Stuff like this just gives me anxiety attacks. You can spend most of your 20s figuring things out and feel like you've gotten to a place where you know what you want and where you're going, then it can all get flipped on its head without warning, so, life. You know? It's complicated no matter how you go at it. I've never felt threatened by 30 or any specific age, but I do sometimes feel crushed by feeling like I'll NEVER have anything figured out (let alone 'it all') no matter how much time I've been on the planet or how much experience I have.
This is what was happening in Edinburgh (and I imagine plenty of other places in Scotland) about 5 years ago before the market went downhill. In Scotland, the system is an 'offers over' one, so people put their house on the market with a price, and you offer over it. At the time, things were going for like, 50% over the 'offers over' price and it was totally bonkers because it's a closed-bid system so you had no way of knowing if your bid won until the closing date. There wasn't really any negotiating. INCREDIBLY frustrating. My partner was buying our flat and the estate agent was basically like, when you find a place you want, you have to go way, way over if you want any chance of getting it or else don't even bother. What he ended up paying was actually over 50% more than the offers over price. And you also had no way of knowing what the next highest bid to yours was, so it could have been £2,000 less or £10,000 less. Anyway, then the market died and everything is going for fixed price or way lower than it was then anyway. And it would be silly to sell anything now that was bought then because you'd never get close to what you paid. Uck.

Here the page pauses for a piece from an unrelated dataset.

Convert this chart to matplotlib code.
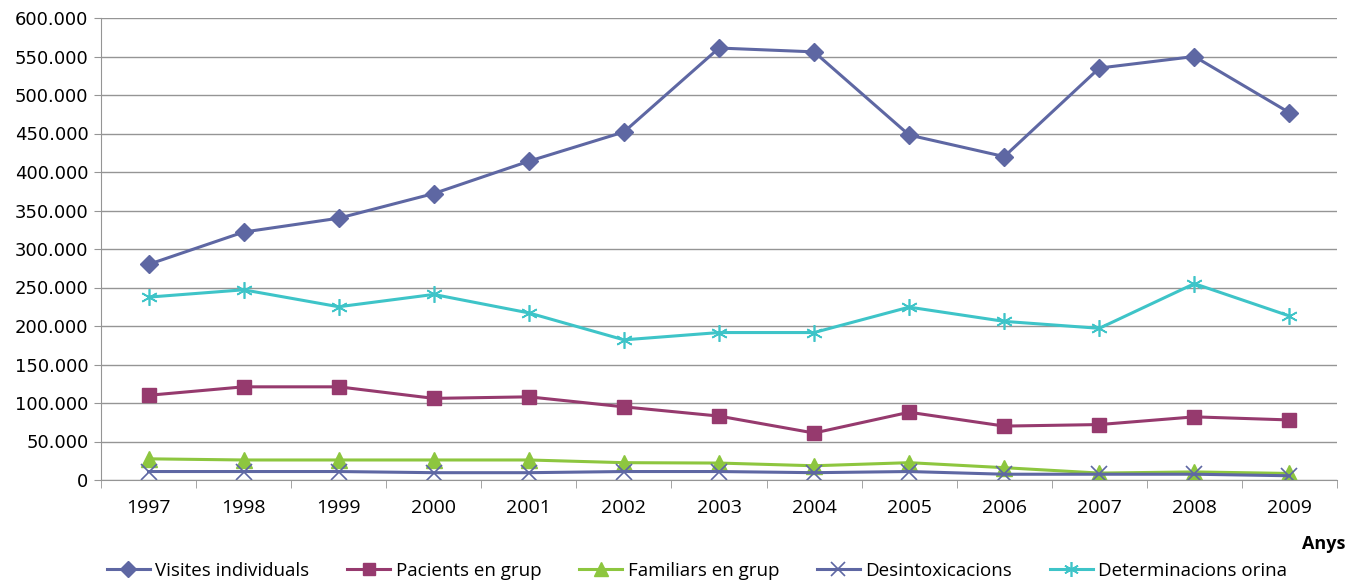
import matplotlib
matplotlib.use("Agg")
import matplotlib.pyplot as plt
from matplotlib.ticker import FuncFormatter, FixedLocator
import numpy as np

years = [1997, 1998, 1999, 2000, 2001, 2002, 2003, 2004, 2005, 2006, 2007, 2008, 2009]
visites = [280000, 322000, 340000, 372000, 414000, 452000, 561000, 556000, 448000, 420000, 535000, 550000, 477000]
pacients = [110000, 121000, 121000, 106000, 108000, 95000, 83000, 61000, 88000, 70000, 72000, 82000, 78000]
familiars = [27500, 26000, 26000, 26000, 26000, 22500, 22000, 18500, 22500, 16000, 9000, 10500, 8500]
desintox = [11000, 11000, 11000, 9500, 9500, 11000, 11000, 9500, 11000, 7500, 7500, 7500, 5500]
orina = [237500, 247000, 225000, 241000, 217000, 182000, 191500, 191500, 224500, 206000, 197000, 255000, 213000]

labels = ["Visites individuals", "Pacients en grup", "Familiars en grup", "Desintoxicacions", "Determinacions orina"]

fig = plt.figure(figsize=(13.51, 5.83), dpi=100)
ax = fig.add_axes([101/1351, 1 - 480/583, (1337-101)/1351, (480-18)/583])

x = np.arange(len(years))
ax.plot(x, visites, color="#5E67A3", lw=2.2, marker="D", ms=9, label=labels[0])
ax.plot(x, pacients, color="#963A6E", lw=2.2, marker="s", ms=10, label=labels[1])
ax.plot(x, familiars, color="#8DC63F", lw=2.2, marker="^", ms=11, label=labels[2])
ax.plot(x, desintox, color="#5E67A3", lw=2.2, marker="x", ms=11, mew=1.2, label=labels[3])
ax.plot(x, orina, color="#3EC4C8", lw=2.2, marker=(6, 2, 0), ms=12, mew=1.2, label=labels[4])

ax.set_xlim(-0.5, len(years) - 0.5)
ax.set_ylim(0, 600000)
ax.set_yticks(np.arange(0, 600001, 50000))
ax.yaxis.set_major_formatter(FuncFormatter(lambda v, p: "0" if v == 0 else f"{int(v):,}".replace(",", ".")))
ax.grid(axis="y", color="#959595", lw=1)
ax.set_axisbelow(True)

ax.set_xticks(x)
ax.set_xticklabels([str(y) for y in years], fontsize=14, family="Open Sans")
ax.xaxis.set_minor_locator(FixedLocator(np.arange(-0.5, len(years), 1)))
ax.tick_params(axis="x", which="major", length=0, pad=14)
ax.tick_params(axis="x", which="minor", length=6, color="#959595", direction="out")
ax.tick_params(axis="y", length=5, color="#959595", labelsize=13, pad=4)

for s in ["top", "right"]:
    ax.spines[s].set_visible(False)
ax.spines["left"].set_color("#959595")
ax.spines["bottom"].set_color("#959595")

fig.text(1345/1351, 1 - 544/583, "Anys", ha="right", va="center", fontsize=13, fontweight="bold", family="Open Sans")

leg = fig.legend(loc="center", bbox_to_anchor=(0.516, 1 - 571/583), ncol=5, frameon=False,
                 handlelength=2.3, columnspacing=2.0, handletextpad=0.3, markerscale=0.9,
                 prop={"family": "Open Sans", "size": 13.5})

fig.savefig("out.png", dpi=100)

I also read faithfully, and ever since The Billfold started, I've been thinking a lot more about money and my relationship with it, which I think is a great thing for everyone to do. So way to go Mike for following your dreams and creating something super awesome! It is well appreciated by many. It's so good to hear different views on financial situations, and just to be reminded every day that A: this stuff is important but doesn't have to be scary, and B: doing what works for you and your own life is totally ok, and we should all probably be a little less hard on ourselves and our mistakes. My parents have a totally different view on money and jobs and things than yours do, but this piece made me think a lot about why that is and how their views were formed and how they may have changed from their parents. My grandfather's parents were immigrants, and I'm sure there was a huge shift in how they thought about things to how my parents do. And my parents families growing up definitely weren't as well off as we were. I've never considered this stuff before and now I'm kind of fascinated by how my parents came to have the views they do on money and morals and things, and how they've shaped my own. They're pretty sensible, but there are also times where it's hard to see eye to eye, particularly with my dad because he had a job right out of school and has been with the same company ever since. He never had the experience of sending out loads and loads of CVs and cover letters and getting nothing with a huge pile of loan debt on his shoulders, and if you don't have that experience, it's probably pretty hard to understand it when your kid is having it (and much easier to say to them 'you just need to try harder', ughhhhh, Daaaad). Anyway, I will stop writing a novel. Parental relations can be frustrating, if not in one way than in another, but it's always nice when we can recognise they really do just want the best for you. Sometimes your ideas of that just don't match up.
*Sigh* Mike Dang, between this and your last post yesterday on doing what you love (which was great by the way, and made me think a lot like this site always does), I feel we all just need to go sit in a room with some puppies for a while and try to temporarily forget all this troubling stuff.
Oh yes. OCTOPUS PLEASE!
Oh my god, the cinnamon danish in Copenhagen. I have dreams about them. Best things ever.